> [Data segment]
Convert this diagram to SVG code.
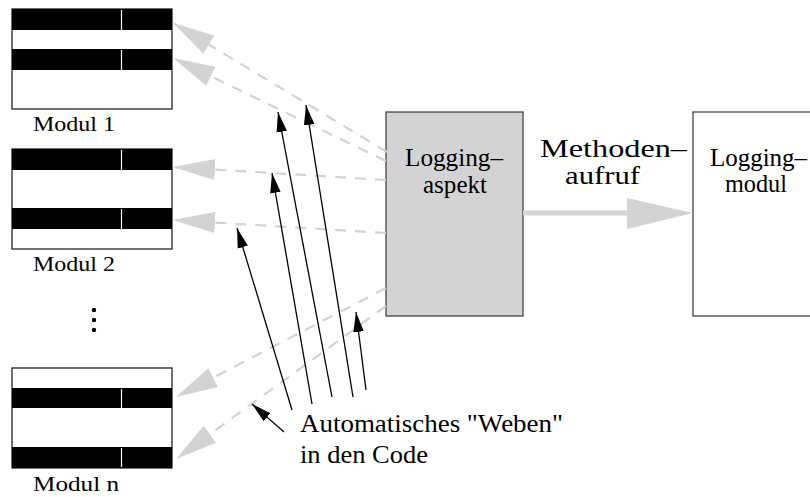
<svg xmlns="http://www.w3.org/2000/svg" width="810" height="497" viewBox="0 0 810 497">
<style>
  text { font-family: "Liberation Serif", "Times New Roman", serif; fill: #000; }
  .mod { fill: #fff; stroke: #222; stroke-width: 1.3; }
  .band { fill: #000; }
  .tick { stroke: #fff; stroke-width: 1.2; }
  .dash { stroke: #d3d3d3; stroke-width: 2.2; fill: none; stroke-dasharray: 11 9; marker-end: url(#grayHead); }
  .weave { stroke: #000; stroke-width: 1.3; fill: none; marker-end: url(#blackHead); }
  .box { stroke: #444; stroke-width: 1.3; }
</style>
<defs>
  <marker id="grayHead" markerUnits="userSpaceOnUse" markerWidth="42" markerHeight="22" viewBox="0 0 40 20" refX="40" refY="10" orient="auto">
    <path d="M0,0 L40,10 L0,20 Z" fill="#d3d3d3"/>
  </marker>
  <marker id="blackHead" markerUnits="userSpaceOnUse" markerWidth="20" markerHeight="12" viewBox="0 0 19 10" refX="19" refY="5" orient="auto">
    <path d="M0,0 L19,5 L0,10 Z" fill="#000"/>
  </marker>
</defs>

<g id="modul1">
  <rect class="mod" x="12" y="9" width="160" height="100"/>
  <rect class="band" x="12" y="9" width="160" height="21"/>
  <rect class="band" x="12" y="49" width="160" height="21"/>
  <line class="tick" x1="121.5" y1="10" x2="121.5" y2="30"/>
  <line class="tick" x1="121.5" y1="50" x2="121.5" y2="70"/>
  <text x="33" y="131" font-size="21" textLength="82" lengthAdjust="spacingAndGlyphs">Modul 1</text>
</g>

<g id="modul2">
  <rect class="mod" x="12" y="149" width="160" height="100"/>
  <rect class="band" x="12" y="149" width="160" height="21"/>
  <rect class="band" x="12" y="208" width="160" height="21"/>
  <line class="tick" x1="121.5" y1="150" x2="121.5" y2="170"/>
  <line class="tick" x1="121.5" y1="209" x2="121.5" y2="229"/>
  <text x="33" y="271" font-size="21" textLength="82" lengthAdjust="spacingAndGlyphs">Modul 2</text>
</g>

<g id="dots">
  <circle cx="94" cy="310" r="2.2" fill="#000"/>
  <circle cx="94" cy="320" r="2.2" fill="#000"/>
  <circle cx="94" cy="330" r="2.2" fill="#000"/>
</g>

<g id="moduln">
  <rect class="mod" x="12" y="368" width="160" height="100"/>
  <rect class="band" x="12" y="388" width="160" height="20"/>
  <rect class="band" x="12" y="447" width="160" height="21"/>
  <line class="tick" x1="121.5" y1="389" x2="121.5" y2="408"/>
  <line class="tick" x1="121.5" y1="448" x2="121.5" y2="467"/>
  <text x="33" y="491" font-size="20" textLength="86" lengthAdjust="spacingAndGlyphs">Modul n</text>
</g>

<g id="loggingaspekt">
  <rect class="box" x="386" y="112" width="137" height="204" fill="#d3d3d3"/>
  <text x="405" y="166" font-size="25" textLength="98" lengthAdjust="spacingAndGlyphs">Logging–</text>
  <text x="423" y="193" font-size="25" textLength="64" lengthAdjust="spacingAndGlyphs">aspekt</text>
</g>

<g id="loggingmodul">
  <rect class="box" x="693" y="112" width="140" height="204" fill="#fff"/>
  <text x="710" y="166" font-size="25" textLength="97" lengthAdjust="spacingAndGlyphs">Logging–</text>
  <text x="725" y="192" font-size="25" textLength="62" lengthAdjust="spacingAndGlyphs">modul</text>
</g>

<g id="methodenaufruf-label">
  <text x="540" y="157" font-size="26" textLength="147" lengthAdjust="spacingAndGlyphs">Methoden–</text>
  <text x="565" y="184" font-size="26" textLength="75" lengthAdjust="spacingAndGlyphs">aufruf</text>
</g>

<g id="weben-label">
  <text x="300" y="432" font-size="25" textLength="263" lengthAdjust="spacingAndGlyphs">Automatisches "Weben"</text>
  <text x="300" y="463" font-size="25" textLength="128" lengthAdjust="spacingAndGlyphs">in den Code</text>
</g>

<g id="connectors">
  <line class="dash" x1="387" y1="152" x2="173" y2="23"/>
  <line class="dash" x1="386" y1="161" x2="173" y2="58"/>
  <line class="dash" x1="386" y1="180" x2="173" y2="167"/>
  <line class="dash" x1="386" y1="233" x2="173" y2="220"/>
  <line class="dash" x1="386" y1="288" x2="176" y2="397"/>
  <line class="dash" x1="386" y1="306" x2="176" y2="459"/>

  <line x1="523" y1="213" x2="630" y2="213" stroke="#d3d3d3" stroke-width="5"/>
  <polygon points="627,198 693,213 627,229" fill="#d3d3d3"/>

  <line class="weave" x1="292" y1="410" x2="237" y2="228"/>
  <line class="weave" x1="312" y1="404" x2="272" y2="173"/>
  <line class="weave" x1="332" y1="397" x2="278" y2="112"/>
  <line class="weave" x1="353" y1="397" x2="306" y2="105"/>
  <line class="weave" x1="366" y1="390" x2="356" y2="312"/>
  <line class="weave" x1="284" y1="432" x2="252" y2="404"/>
</g>
</svg>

> [What you should do]
Go through the listing above and write it all out exactly, leaving out any picture.

> [Solution for this exercise]
Convert this diagram to SVG code.
<svg xmlns="http://www.w3.org/2000/svg" width="810" height="497" viewBox="0 0 810 497">
<style>
  text { font-family: "Liberation Serif", "Times New Roman", serif; fill: #000; }
  .mod { fill: #fff; stroke: #222; stroke-width: 1.3; }
  .band { fill: #000; }
  .tick { stroke: #fff; stroke-width: 1.2; }
  .dash { stroke: #d3d3d3; stroke-width: 2.2; fill: none; stroke-dasharray: 11 9; marker-end: url(#grayHead); }
  .weave { stroke: #000; stroke-width: 1.3; fill: none; marker-end: url(#blackHead); }
  .box { stroke: #444; stroke-width: 1.3; }
</style>
<defs>
  <marker id="grayHead" markerUnits="userSpaceOnUse" markerWidth="42" markerHeight="22" viewBox="0 0 40 20" refX="40" refY="10" orient="auto">
    <path d="M0,0 L40,10 L0,20 Z" fill="#d3d3d3"/>
  </marker>
  <marker id="blackHead" markerUnits="userSpaceOnUse" markerWidth="20" markerHeight="12" viewBox="0 0 19 10" refX="19" refY="5" orient="auto">
    <path d="M0,0 L19,5 L0,10 Z" fill="#000"/>
  </marker>
</defs>

<g id="modul1">
  <rect class="mod" x="12" y="9" width="160" height="100"/>
  <rect class="band" x="12" y="9" width="160" height="21"/>
  <rect class="band" x="12" y="49" width="160" height="21"/>
  <line class="tick" x1="121.5" y1="10" x2="121.5" y2="30"/>
  <line class="tick" x1="121.5" y1="50" x2="121.5" y2="70"/>
  <text x="33" y="131" font-size="21" textLength="82" lengthAdjust="spacingAndGlyphs">Modul 1</text>
</g>

<g id="modul2">
  <rect class="mod" x="12" y="149" width="160" height="100"/>
  <rect class="band" x="12" y="149" width="160" height="21"/>
  <rect class="band" x="12" y="208" width="160" height="21"/>
  <line class="tick" x1="121.5" y1="150" x2="121.5" y2="170"/>
  <line class="tick" x1="121.5" y1="209" x2="121.5" y2="229"/>
  <text x="33" y="271" font-size="21" textLength="82" lengthAdjust="spacingAndGlyphs">Modul 2</text>
</g>

<g id="dots">
  <circle cx="94" cy="310" r="2.2" fill="#000"/>
  <circle cx="94" cy="320" r="2.2" fill="#000"/>
  <circle cx="94" cy="330" r="2.2" fill="#000"/>
</g>

<g id="moduln">
  <rect class="mod" x="12" y="368" width="160" height="100"/>
  <rect class="band" x="12" y="388" width="160" height="20"/>
  <rect class="band" x="12" y="447" width="160" height="21"/>
  <line class="tick" x1="121.5" y1="389" x2="121.5" y2="408"/>
  <line class="tick" x1="121.5" y1="448" x2="121.5" y2="467"/>
  <text x="33" y="491" font-size="20" textLength="86" lengthAdjust="spacingAndGlyphs">Modul n</text>
</g>

<g id="loggingaspekt">
  <rect class="box" x="386" y="112" width="137" height="204" fill="#d3d3d3"/>
  <text x="405" y="166" font-size="25" textLength="98" lengthAdjust="spacingAndGlyphs">Logging–</text>
  <text x="423" y="193" font-size="25" textLength="64" lengthAdjust="spacingAndGlyphs">aspekt</text>
</g>

<g id="loggingmodul">
  <rect class="box" x="693" y="112" width="140" height="204" fill="#fff"/>
  <text x="710" y="166" font-size="25" textLength="97" lengthAdjust="spacingAndGlyphs">Logging–</text>
  <text x="725" y="192" font-size="25" textLength="62" lengthAdjust="spacingAndGlyphs">modul</text>
</g>

<g id="methodenaufruf-label">
  <text x="540" y="157" font-size="26" textLength="147" lengthAdjust="spacingAndGlyphs">Methoden–</text>
  <text x="565" y="184" font-size="26" textLength="75" lengthAdjust="spacingAndGlyphs">aufruf</text>
</g>

<g id="weben-label">
  <text x="300" y="432" font-size="25" textLength="263" lengthAdjust="spacingAndGlyphs">Automatisches "Weben"</text>
  <text x="300" y="463" font-size="25" textLength="128" lengthAdjust="spacingAndGlyphs">in den Code</text>
</g>

<g id="connectors">
  <line class="dash" x1="387" y1="152" x2="173" y2="23"/>
  <line class="dash" x1="386" y1="161" x2="173" y2="58"/>
  <line class="dash" x1="386" y1="180" x2="173" y2="167"/>
  <line class="dash" x1="386" y1="233" x2="173" y2="220"/>
  <line class="dash" x1="386" y1="288" x2="176" y2="397"/>
  <line class="dash" x1="386" y1="306" x2="176" y2="459"/>

  <line x1="523" y1="213" x2="630" y2="213" stroke="#d3d3d3" stroke-width="5"/>
  <polygon points="627,198 693,213 627,229" fill="#d3d3d3"/>

  <line class="weave" x1="292" y1="410" x2="237" y2="228"/>
  <line class="weave" x1="312" y1="404" x2="272" y2="173"/>
  <line class="weave" x1="332" y1="397" x2="278" y2="112"/>
  <line class="weave" x1="353" y1="397" x2="306" y2="105"/>
  <line class="weave" x1="366" y1="390" x2="356" y2="312"/>
  <line class="weave" x1="284" y1="432" x2="252" y2="404"/>
</g>
</svg>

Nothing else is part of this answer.